Yesterday, I had the honor of facilitating a workshop on culture change and social media at the Council on Foundations Conference for Community Foundations in San Francisco. John Kobara, Executive Vice President and Chief Operating Officer, California Community Foundation, was the session designer and introduced the session with a famous quote from Peter Drucker, “Culture eats strategy for breakfast.”
Instituting a new strategy that is not within the cultural norms of an organization has a very difficult job being supported by the existing culture. And working a networked way and using social media requires a shift in mindset – and that’s a change for many nonprofits (and nonprofits.) My overall advice is embedded in another Drucker quote along the same lines reinforces the struggle, “Company cultures are like country cultures. Never try to change one. Try, instead, to work with what you’ve got.”
I was lucky enough to have 90 minute session and I used my model for sharing content but also using it to leverage a peer discussion that shares insights and experience. It requires round table set up, a wireless mic, and a good set of reflection questions related to the topics.
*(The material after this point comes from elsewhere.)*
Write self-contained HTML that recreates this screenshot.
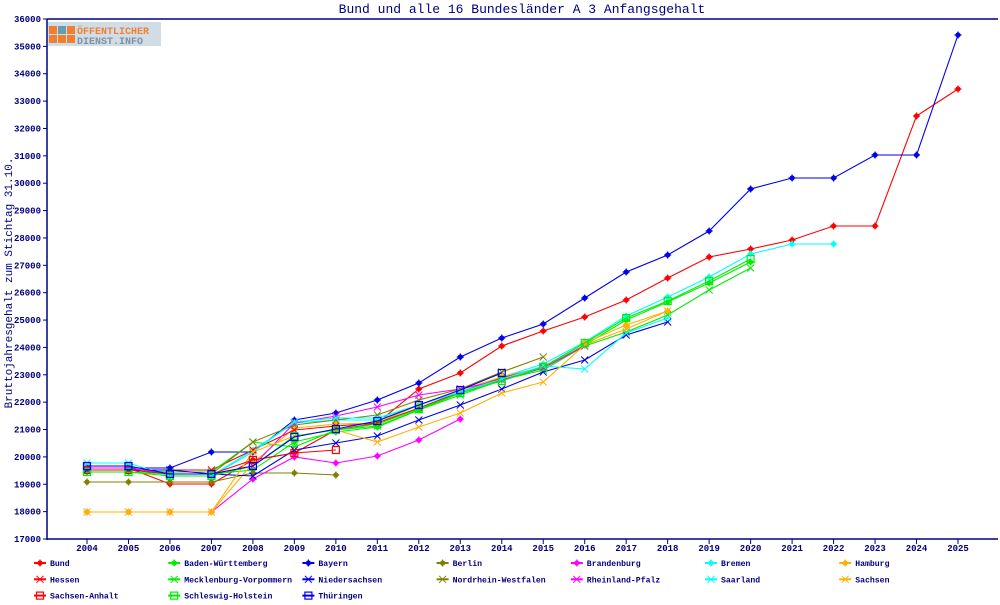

The questions we explored were:
- What needs to change in your foundation in order to scale a networked approach or use of social media? What’s holding you back? What move your forward?
- What does your foundation need to do to open to free agents or how do your grantees need to change? Is the concept of working with a free agent out of the question for a foundation?
- What do you need to do less of to make time for social media?
- How does your foundation translates mistakes or social media strategy that didn’t work into learning and improve what it is doing? What keeps your organization from learning and improving social media strategy?
How Is The Connected World Changing Your Work?
I started with a story about this crazy world of networks and Facebook is changing our personal relationships and the way we work within organizations. I asked for examples from the group. Several participants observed that with recent natural disasters the people they want to provide support to are organizing faster than their institutions through the use of social networks. This help inspire change.
Does it take a natural disaster to change a culture?
Thankfully no. But it does take work and a strategy based on behavior patterns and perceptions. It is also important to expectations. The magic thinking of “everyone on social networks” may not happen over night. There has to be a social change process within the organization.
Trust Is Cheaper Than Control: The Message House
We discussed the importance of a social media policy – not just cutting and pasting from another foundation or nonprofit. And while almost 1/3 had policies, there were still questions such as “How do get social media out of the silo of one person’s job description and encourage others to participate.”
Marc Fest from the Knight Foundation shared the story of how they use “Message Houses” – which includes the main bullet points and people can use that as a resource for talking about the Foundation’s work on social networks. Susie Bowie from the Sarasota County Community Foundation talked about making it easy for people who are not used to tweeting to provide examples they use as a base.
Free Agents and Foundations
I think I was the person to coin the term Free Agent back in 2008 when I first wrote about Shawn Admed’s work. My book, The Networked Nonprofit, helped shine a lot on the work of many free agents such as Mark Horvath and others round the world.
The Pittsburgh Foundation told an amazing story about “The Pittsburgh Tote Bag Project,” a project that got launched as a result a single tweet. Someone was watching a person leave a food pantry with food and vegetables, including cabbage, in a plastic bag. The bag broke and the cabbage when rolling down the hill with the man chasing after it. She tweeted, “why don’t we provide tote bags to food pantries?” The Pittsburgh Foundation noticed the tweet and helped with the launch of Tote Bags for Food Pantries where thousands of bags ended up being donated.
Sidney Hargro talked about an effort work with free agents as a philanthropic advisors who connected with the foundation through LinkedIn.
The discussion about failures and mistakes was quite insightful. The takeaway is that if failure can be connected to learning – that it becomes an opportunity. As I was headed to a session on Failure at Compasspoint Nonprofit Day in the afternoon – I’ll go into more depth in my next post about failure.
How has your nonprofit or foundation avoiding having your organization’s culture eat your social media strategy? How have you made able to make change from the inside out?